L. L. Thurstone (born May 29, 1887, Chicago, Illinois, U.S.—died September 29, 1955, Chapel Hill, North Carolina) was an American psychologist who was instrumental in the development of psychometrics, the science that measures mental functions, and who developed statistical techniques for multiple-factor analysis of performance on psychological tests.
Thurstone was originally interested in mathematics and engineering. He studied electrical engineering at Cornell University, Ithaca, New York, and worked briefly as an assistant to Thomas Edison before taking a teaching post at the University of Minnesota in Minneapolis (1912).
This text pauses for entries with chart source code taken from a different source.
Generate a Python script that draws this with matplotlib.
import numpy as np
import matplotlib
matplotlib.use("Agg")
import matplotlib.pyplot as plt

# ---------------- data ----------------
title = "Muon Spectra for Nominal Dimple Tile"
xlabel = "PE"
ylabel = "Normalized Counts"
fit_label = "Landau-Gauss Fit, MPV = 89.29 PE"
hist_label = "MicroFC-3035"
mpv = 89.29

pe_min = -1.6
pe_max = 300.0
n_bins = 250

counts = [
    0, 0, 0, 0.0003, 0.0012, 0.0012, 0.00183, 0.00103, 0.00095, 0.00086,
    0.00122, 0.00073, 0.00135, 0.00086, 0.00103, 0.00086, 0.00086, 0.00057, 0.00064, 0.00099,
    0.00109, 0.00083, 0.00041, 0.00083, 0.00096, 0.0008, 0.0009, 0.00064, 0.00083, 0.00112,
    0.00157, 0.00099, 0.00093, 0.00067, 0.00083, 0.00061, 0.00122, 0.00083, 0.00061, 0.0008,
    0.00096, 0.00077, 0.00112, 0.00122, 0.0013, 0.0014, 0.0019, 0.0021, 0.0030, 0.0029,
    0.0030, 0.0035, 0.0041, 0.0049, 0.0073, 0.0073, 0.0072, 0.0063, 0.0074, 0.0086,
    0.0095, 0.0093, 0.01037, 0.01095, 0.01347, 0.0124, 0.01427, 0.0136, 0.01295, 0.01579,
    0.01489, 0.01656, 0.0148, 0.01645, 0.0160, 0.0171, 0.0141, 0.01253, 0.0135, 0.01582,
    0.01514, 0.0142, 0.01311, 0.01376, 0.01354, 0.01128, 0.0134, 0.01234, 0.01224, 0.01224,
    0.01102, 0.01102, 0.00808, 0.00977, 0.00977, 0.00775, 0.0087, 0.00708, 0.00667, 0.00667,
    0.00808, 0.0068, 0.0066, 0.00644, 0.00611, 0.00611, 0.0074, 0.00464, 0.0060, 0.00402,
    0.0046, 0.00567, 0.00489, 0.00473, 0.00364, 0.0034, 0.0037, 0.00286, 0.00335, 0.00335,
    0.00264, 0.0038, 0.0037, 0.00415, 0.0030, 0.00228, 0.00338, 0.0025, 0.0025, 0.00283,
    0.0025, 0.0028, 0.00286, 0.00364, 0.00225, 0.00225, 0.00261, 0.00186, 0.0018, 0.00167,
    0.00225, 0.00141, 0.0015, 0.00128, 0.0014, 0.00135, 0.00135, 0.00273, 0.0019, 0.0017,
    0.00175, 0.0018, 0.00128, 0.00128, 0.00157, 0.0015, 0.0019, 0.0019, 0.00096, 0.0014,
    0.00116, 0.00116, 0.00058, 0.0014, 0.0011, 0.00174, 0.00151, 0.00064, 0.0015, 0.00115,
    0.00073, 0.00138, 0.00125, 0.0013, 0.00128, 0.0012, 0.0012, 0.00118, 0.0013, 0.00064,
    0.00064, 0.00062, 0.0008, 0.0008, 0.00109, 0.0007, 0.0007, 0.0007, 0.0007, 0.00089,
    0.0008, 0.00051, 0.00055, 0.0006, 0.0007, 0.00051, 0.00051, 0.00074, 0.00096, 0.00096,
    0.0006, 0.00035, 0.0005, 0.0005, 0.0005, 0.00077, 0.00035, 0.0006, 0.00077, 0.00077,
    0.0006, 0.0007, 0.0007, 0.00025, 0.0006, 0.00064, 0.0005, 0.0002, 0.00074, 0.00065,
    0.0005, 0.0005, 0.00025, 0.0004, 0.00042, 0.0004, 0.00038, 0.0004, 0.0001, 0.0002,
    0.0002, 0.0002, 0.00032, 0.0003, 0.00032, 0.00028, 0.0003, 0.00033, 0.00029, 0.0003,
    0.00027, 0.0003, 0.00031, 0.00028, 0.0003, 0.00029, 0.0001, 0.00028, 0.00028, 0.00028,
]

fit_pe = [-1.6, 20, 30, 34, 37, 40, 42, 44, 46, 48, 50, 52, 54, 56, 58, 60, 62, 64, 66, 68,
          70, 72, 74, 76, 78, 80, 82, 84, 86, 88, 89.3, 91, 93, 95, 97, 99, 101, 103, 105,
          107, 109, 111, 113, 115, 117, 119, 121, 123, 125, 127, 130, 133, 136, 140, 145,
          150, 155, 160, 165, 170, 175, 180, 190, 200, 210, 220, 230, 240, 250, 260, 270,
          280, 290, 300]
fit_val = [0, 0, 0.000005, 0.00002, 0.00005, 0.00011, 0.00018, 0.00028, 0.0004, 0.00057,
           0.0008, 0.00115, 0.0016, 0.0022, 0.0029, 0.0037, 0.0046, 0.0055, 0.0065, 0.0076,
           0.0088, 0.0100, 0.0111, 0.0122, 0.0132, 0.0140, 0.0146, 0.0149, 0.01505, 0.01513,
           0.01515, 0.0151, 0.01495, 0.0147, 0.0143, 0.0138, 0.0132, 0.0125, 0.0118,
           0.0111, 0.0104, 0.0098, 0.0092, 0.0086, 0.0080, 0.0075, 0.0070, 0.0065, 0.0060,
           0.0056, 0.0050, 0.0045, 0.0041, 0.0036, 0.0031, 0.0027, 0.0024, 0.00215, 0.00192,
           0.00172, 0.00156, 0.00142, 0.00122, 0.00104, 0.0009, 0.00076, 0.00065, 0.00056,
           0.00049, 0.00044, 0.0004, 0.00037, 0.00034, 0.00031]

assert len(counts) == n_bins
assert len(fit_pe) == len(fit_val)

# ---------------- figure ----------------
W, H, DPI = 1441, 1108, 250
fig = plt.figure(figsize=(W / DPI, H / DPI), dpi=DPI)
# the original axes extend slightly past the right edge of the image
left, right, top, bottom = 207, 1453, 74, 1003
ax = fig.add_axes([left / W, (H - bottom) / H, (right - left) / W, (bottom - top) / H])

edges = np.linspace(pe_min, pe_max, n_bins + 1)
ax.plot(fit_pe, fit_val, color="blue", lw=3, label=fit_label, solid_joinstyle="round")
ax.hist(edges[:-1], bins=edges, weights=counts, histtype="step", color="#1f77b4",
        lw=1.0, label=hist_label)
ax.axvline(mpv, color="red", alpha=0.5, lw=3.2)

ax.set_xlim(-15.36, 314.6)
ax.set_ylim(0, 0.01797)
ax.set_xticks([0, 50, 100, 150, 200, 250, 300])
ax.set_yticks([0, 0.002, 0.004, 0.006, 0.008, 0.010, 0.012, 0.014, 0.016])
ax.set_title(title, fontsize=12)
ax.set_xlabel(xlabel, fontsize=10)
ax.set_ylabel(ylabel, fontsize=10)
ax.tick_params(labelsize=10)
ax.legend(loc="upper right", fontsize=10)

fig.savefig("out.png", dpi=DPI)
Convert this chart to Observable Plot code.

He became interested in the psychology of learning and received his Ph.D. in psychology from the University of Chicago in 1917. He held a position as chairman of the department of psychology at the Carnegie Institute of Technology until 1924, when he returned to the University of Chicago as associate professor of psychology and became a full professor three years later. In 28 years at the University of Chicago, he established the Psychometric Laboratory there, helped found the Psychometric Society, and produced many important articles and books.
Thurstone was especially concerned with the measurement of people’s attitudes and intelligence. His criticisms of existing testing methods appeared in The Reliability and Validity of Tests (1931). He attacked the concept of an ideal mental age, then commonly used in intelligence testing, advocating instead the use of percentile rankings to compare performance. He also developed a rating scale for locating individual attitudes and opinions along a continuum between extremes.
His principal work, The Vectors of Mind (1935), presented Thurstone’s method of factor analysis to explain correlations between results in psychological tests. Thurstone rejected the idea that any one factor had more general application than others and evaluated all factors influencing performance on a given test at one time, devising new statistical techniques to perform the factor analysis. His studies of intelligence using these techniques led to the Primary Mental Abilities Test (1938), which measured components of human intelligence such as reasoning ability, word fluency, verbal comprehension, facility with numbers, spatial visualization, and rote memory. Multiple-Factor Analysis (1947), his other major work, was an extensive rewriting of Vectors.
In 1952 Thurstone moved his laboratory for psychological measurement from Chicago to the University of North Carolina, Chapel Hill, where he served as professor of psychology until his death.